Created on 2022-05-02 by the reprex package (v2.0.1)

I'll fix up the internal distance calculations first, then have a look at why the inequality is violated. Thanks for uncovering this :rocket: :heavy_check_mark:


Finally, note that one further issue with your approach is that the osmextract package relies on GDAL via sf to read the data, and that actually strips all the OSM information necessary to construct a proper dodgr network. So you'll never get accurate distances via osmextract. What you can do is use osmium to convert the .pbf to .osm/.xml format, and then use osmdata to read that in.

mpadge commented 2 years ago

Finally getting back to this issue. I realised in the meantime that this behaviour is actually perfectly normal and expected. dodgr implements weighed routing, yet returns the absolute, unweighted distances. The weighted distances A -> B plus B -> C will always be >= A -> C, but the absolute final distances may well be less. The weighting profiles reflect preferences for different kinds of ways. The best weighted path connecting A -> C may not necessarily be the shortest overall, and routing through some other mid-point B may indeed give shorter overall journeys. The only thing that can be stated with certainty is that those journeys will have longer weighted distances.

This suggests that a solution in cases where triangle inequalities should hold is to use something like wt_profile = 1, and so not to weight each edge. But note even then that if using the full-detail weighting on SC-format networks, you still get the effects of things like waiting times at traffic lights, or directional turning penalties. So even then while that will mostly produce values of d_weighted that are equal to equvalent direct distances, d, that will not always be so, and you'll still end up with some d_weighted > d. Those will generally reflect compound junctions with complicated turning rules, and then you may still see the trinagle inequality violated even when routing on an unweeighrted network.

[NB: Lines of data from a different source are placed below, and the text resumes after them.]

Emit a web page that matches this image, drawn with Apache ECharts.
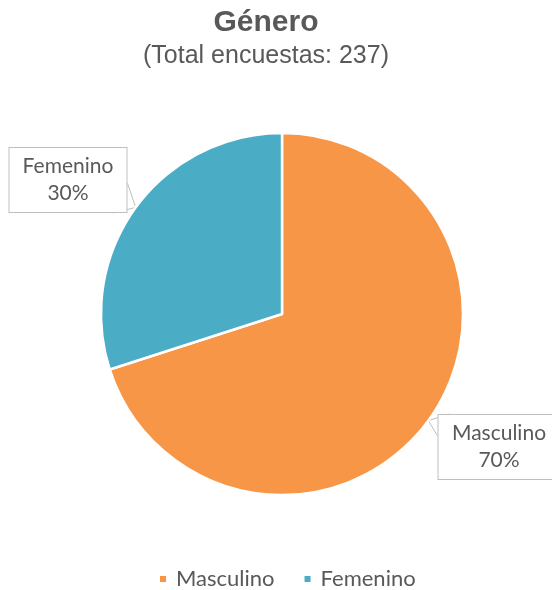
<!DOCTYPE html>
<html>
<head>
<meta charset="utf-8">
<script src="https://cdn.jsdelivr.net/npm/echarts@6/dist/echarts.min.js"></script>
<style>
  html, body { margin: 0; padding: 0; background: #fff; }
  #chart { width: 552px; height: 590px; }
</style>
</head>
<body>
<div id="chart"></div>
<script>
// datos
const categorias = ['Masculino', 'Femenino'];
const encuestas = [166, 71];
const colores = ['#F79646', '#4BACC6'];
const titulo = 'Género';
const subtitulo = '(Total encuestas: 237)';

// posición de las etiquetas tipo "bocadillo" (centro de la caja) y ancho del texto
const cajas = [
  { x: 499, y: 447, ancho: 101 },   // Masculino
  { x: 68, y: 180, ancho: 97 }      // Femenino
];

const chart = echarts.init(document.getElementById('chart'));

const datos = categorias.map((c, i) => ({
  name: c,
  value: encuestas[i],
  itemStyle: { color: colores[i] },
  label: { width: cajas[i].ancho }
}));

const option = {
  backgroundColor: '#fff',
  animation: false,
  title: {
    text: titulo,
    subtext: subtitulo,
    left: 261,
    top: 3,
    textAlign: 'center',
    itemGap: 6,
    textStyle: {
      fontFamily: 'Liberation Sans, Arial, sans-serif',
      fontSize: 30,
      fontWeight: 'bold',
      color: '#595959'
    },
    subtextStyle: {
      fontFamily: 'Liberation Sans, Arial, sans-serif',
      fontSize: 25,
      color: '#595959'
    }
  },
  legend: {
    data: categorias,
    left: 153,
    top: 563,
    icon: 'rect',
    itemWidth: 8,
    itemHeight: 8,
    itemGap: 28,
    textStyle: {
      fontFamily: 'Lato, sans-serif',
      fontSize: 22,
      color: '#595959',
      padding: [0, 0, 0, 4]
    }
  },
  series: [{
    type: 'pie',
    center: [282, 314],
    radius: 181,
    startAngle: 90,
    clockwise: true,
    data: datos,
    itemStyle: { borderColor: '#fff', borderWidth: 2.5 },
    label: {
      show: true,
      position: 'outside',
      overflow: 'none',
      formatter: p => p.name + '\n' + Math.round(p.percent) + '%',
      fontFamily: 'Lato, sans-serif',
      fontSize: 21,
      lineHeight: 27,
      color: '#595959',
      align: 'center',
      backgroundColor: '#fff',
      borderColor: '#bfbfbf',
      borderWidth: 1,
      padding: [5, 10, 5, 10]
    },
    labelLine: {
      show: true,
      length: 10,
      length2: 10,
      smooth: false,
      lineStyle: { color: '#bfbfbf', width: 1 }
    },
    labelLayout: function (params) {
      const c = cajas[params.dataIndex];
      const w = params.labelRect.width;
      const h = params.labelRect.height;
      const bx = c.x - w / 2;
      const by = c.y - h / 2;
      const tip = params.labelLinePoints ? params.labelLinePoints[0] : [c.x, c.y];
      let pts;
      if (params.dataIndex === 0) {
        pts = [[bx + 12, by], tip, [bx, by + h * 0.33]];
      } else {
        pts = [[bx + w, by + h * 0.55], tip, [bx + w - 14, by + h]];
      }
      return {
        x: c.x,
        y: c.y,
        align: 'center',
        verticalAlign: 'middle',
        labelLinePoints: pts
      };
    },
    emphasis: { disabled: true }
  }]
};

chart.setOption(option);
</script>
</body>
</html>
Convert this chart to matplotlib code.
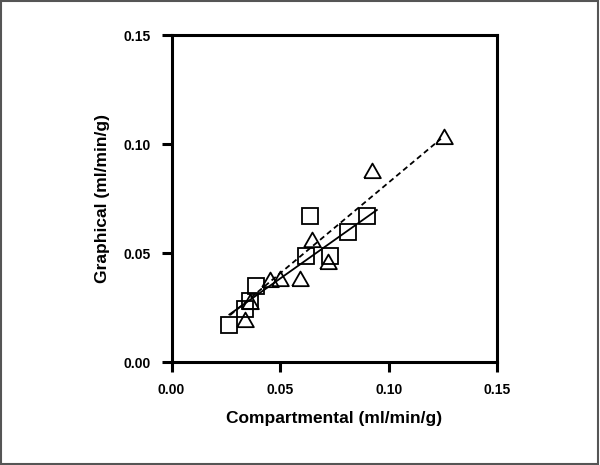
import matplotlib.pyplot as plt
from matplotlib.patches import Rectangle

plt.rcParams['font.family'] = ['Liberation Sans', 'DejaVu Sans']

# squares
sq_x = [0.0266, 0.0338, 0.0361, 0.0389, 0.0620, 0.0727, 0.0638, 0.0811, 0.0900]
sq_y = [0.0168, 0.0242, 0.0280, 0.0349, 0.0488, 0.0488, 0.0669, 0.0597, 0.0669]

# triangles
tri_x = [0.0338, 0.0362, 0.0451, 0.0500, 0.0589, 0.0648, 0.0720, 0.0923, 0.1254]
tri_y = [0.0192, 0.0275, 0.0377, 0.0379, 0.0380, 0.0560, 0.0459, 0.0877, 0.1031]

# regression lines (end points)
fit_sq_x = [0.0266, 0.0945]
fit_sq_y = [0.0218, 0.0698]
fit_tri_x = [0.0269, 0.1240]
fit_tri_y = [0.0215, 0.1025]

ticks = [0.00, 0.05, 0.10, 0.15]
tick_labels = ['0.00', '0.05', '0.10', '0.15']

fig = plt.figure(figsize=(6, 4.65), dpi=100)
ax = fig.add_axes([0.286, 0.2215, 0.543, 0.7025])

tri_marker = [(-1, -0.8), (1, -0.8), (0, 0.95), (-1, -0.8)]

ax.plot(fit_sq_x, fit_sq_y, color='black', lw=1.3, zorder=3)
ax.plot(fit_tri_x, fit_tri_y, color='black', lw=1.3, ls=(0, (3, 2)), zorder=3)
ax.plot(sq_x, sq_y, ls='none', marker='s', ms=12, mfc='none', mec='black', mew=1.3, zorder=4)
ax.plot(tri_x, tri_y, ls='none', marker=tri_marker, ms=12, mfc='none', mec='black', mew=1.3, zorder=4)

ax.set_xlim(0, 0.15)
ax.set_ylim(0, 0.15)
ax.set_xticks(ticks)
ax.set_xticklabels(tick_labels)
ax.set_yticks(ticks)
ax.set_yticklabels(tick_labels)

for s in ax.spines.values():
    s.set_linewidth(2.2)
ax.tick_params(width=2.2, length=7, pad=8, labelsize=10)
for lab in ax.get_xticklabels() + ax.get_yticklabels():
    lab.set_fontweight('bold')

ax.set_xlabel('Compartmental (ml/min/g)', fontsize=12.5, fontweight='bold', labelpad=10)
ax.set_ylabel('Graphical (ml/min/g)', fontsize=12.5, fontweight='bold', labelpad=10)

fig.patches.append(Rectangle((0.002, 0.003), 0.995, 0.994, transform=fig.transFigure,
                             fill=False, edgecolor='#555555', lw=1.5))

fig.savefig('out.png', dpi=100)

This is a good thing, and reflects the routing engine doing what is expected. Realistic routing may always run the risk of violating tinangle inequalities. Even if you attempt to reduce as much as possible to some kind of "pure" geometric network (for example, wt_profile = 1 and turn_penalty = FALSE), you may still violate geometric constrainsts because of unknown prohibitions within the network such as one-way rules.

So all is good, and i'll close this now, but feel fre to add additional comments @mguzmann. Thanks for prompting these important insights.